Впрочем, уже к 1918 году активность областнических кругов резко упала в силу прихода к власти в Омске сначала эсеров - а затем и Колчака, известного своими гиперцентралистскими взглядами [8] [9]; а после падения Омска и ухода Сибирской армии Колчака на Дальний Восток говорить о каком-либо направленном развитии дискурса не приходилось тем более.
Однако не следует думать, что с уходом областников вслед за Белой армией вопрос национальной самоидентификации населения был сведен к исходным позициям. Этнонациональная самоидентификация местного чалдонского населения оставалась прежней пусть и на уровне малой субэтнической группы в рамках русского этноса; кроме того, в течение всего периода существования СССР вплоть до 1990х гг., - коренное население Западной Сибири сохраняло идентичность, которую можно условно назвать «промежуточной» - с одной стороны, по освещению в культуре и по приоритетности для населения она явно превосходила субэтническую, с другой в роли национальной идентичности не могла соперничать с традиционной русской. Такое положение отражают и результаты опросов, приводимые М. Л. Бережновой [3].
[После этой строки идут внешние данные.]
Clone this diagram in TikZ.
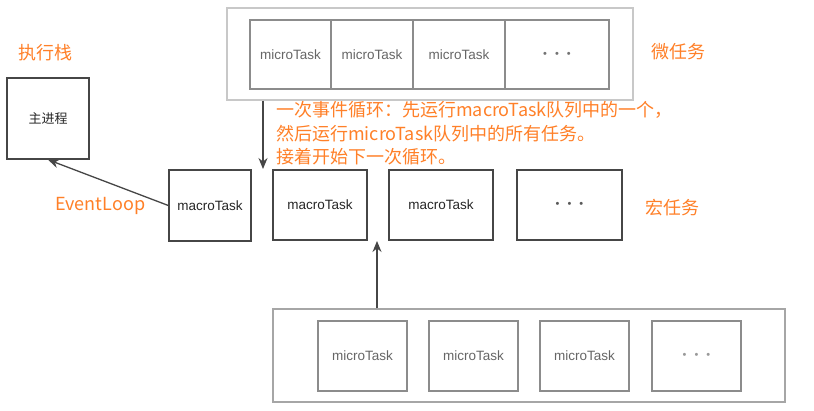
\documentclass[tikz,border=0pt]{standalone}
\usepackage{fontspec}
\setmainfont{Liberation Sans}
\newfontfamily\cjk{Noto Sans CJK SC}
\usetikzlibrary{arrows.meta}
\definecolor{orng}{RGB}{255,128,40}
\definecolor{lgray}{RGB}{200,200,200}
\definecolor{mgray}{RGB}{140,140,140}
\definecolor{dgray}{RGB}{70,70,70}
\tikzset{
  outerbox/.style={draw=lgray, line width=1.2pt, inner sep=0pt},
  microbox/.style={draw=mgray, line width=1.1pt, inner sep=0pt, minimum height=69pt, text=black!60, font=\fontsize{13.5}{15}\selectfont},
  macrobox/.style={draw=dgray, line width=1.4pt, inner sep=0pt, minimum height=70pt, text=black!85, font=\fontsize{13.5}{15}\selectfont},
  note/.style={text=orng, font=\cjk\fontsize{18}{22}\selectfont, inner sep=0pt, anchor=base west},
  arr/.style={draw=dgray, line width=1.3pt, -{Stealth[length=11pt,width=9pt]}},
  dots/.style={font=\fontsize{11}{14}\selectfont}
}
\newcommand{\threedots}{\textbullet\hspace{8pt}\textbullet\hspace{8pt}\textbullet}
\begin{document}
\begin{tikzpicture}[x=1pt,y=-1pt]
\useasboundingbox (0,0) rectangle (814,411);
\fill[white] (0,0) rectangle (814,411);
% top micro queue
\node[outerbox, minimum width=406pt, minimum height=92pt] (topq) at (430,54) {};
\node[microbox, minimum width=81pt] (t1) at (290.5,54.5) {microTask};
\node[microbox, minimum width=82pt] (t2) at (372,54.5) {microTask};
\node[microbox, minimum width=92pt] (t3) at (459,54.5) {microTask};
\node[microbox, minimum width=104pt, text=black!55, dots] (t4) at (557,54.5) {\threedots};
% main
\node[macrobox, minimum width=82pt, minimum height=81pt, font=\cjk\fontsize{13}{15}\selectfont] (main) at (48,118.5) {主进程};
% macro row
\node[macrobox, minimum width=82pt, minimum height=71pt] (m1) at (210,205.5) {macroTask};
\node[macrobox, minimum width=94pt] (m2) at (320,205) {macroTask};
\node[macrobox, minimum width=104pt] (m3) at (441,205) {macroTask};
\node[macrobox, minimum width=105pt, text=black!65, dots] (m4) at (569.5,205) {\threedots};
% bottom micro queue
\node[outerbox, draw=black!35, minimum width=512pt, minimum height=93pt] (botq) at (529,355.5) {};
\node[microbox, minimum width=89pt, minimum height=70pt] (b1) at (362.5,356) {microTask};
\node[microbox, minimum width=89pt, minimum height=70pt] (b2) at (473.5,356) {microTask};
\node[microbox, minimum width=89pt, minimum height=70pt] (b3) at (584.5,356) {microTask};
\node[microbox, minimum width=89pt, minimum height=70pt, text=black!40, dots] (b4) at (696.5,356) {\threedots};
% labels
\node[note] (lstack) at (18,60) {执行栈};
\node[note] (lmicro) at (651,59) {微任务};
\node[note] (lmacro) at (645,215) {宏任务};
\node[note] (lloop) at (55,211) {EventLoop};
\node[note] (n1) at (276,117) {一次事件循环：先运行macroTask队列中的一个，};
\node[note] (n2) at (276,140.5) {然后运行microTask队列中的所有任务。};
\node[note] (n3) at (276,164) {接着开始下一次循环。};
% arrows
\coordinate (d1) at (263,169);
\coordinate (u1) at (377,241);
\draw[arr] (m1.west) -- (main.south);
\draw[arr] (topq.south -| d1) -- (d1);
\draw[arr] (botq.north -| u1) -- (u1);
\end{tikzpicture}
\end{document}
Итак, из приведенных фактов мы можем сделать следующие выводы.
Во-первых, предположение, сделанное нами при начале исследования, оправдалось; приведенных фактов, на наш взгляд, достаточно для подтверждения существования сибирской этнонациональной и гражданской идентичности в периоде вплоть до 1917 года.
Во-вторых, на основе обрисованных в данном исследовании фактов, на наш взгляд, можно сделать вывод о потенциальной возможности реактуализации описанного нами дискурса в наше время, в современной культурной и социально-философской обстановке. Более того реактуализация такая уже происходит, причем довольно активно; однако в наши цели не входило рассматривать и анализировать ее область современной внутрисибирской творческой культуры, формируемой в рамках данного дискурса, слишком широка для рассмотрения в данной работе.
В-третьих, исследованный нами дискурс открывает возможности для философской концептуализации нескольких весьма немаловажных понятий например, концепта сибирского национализма как дискурсообразующего понятия в современной политической и социофилософской среде.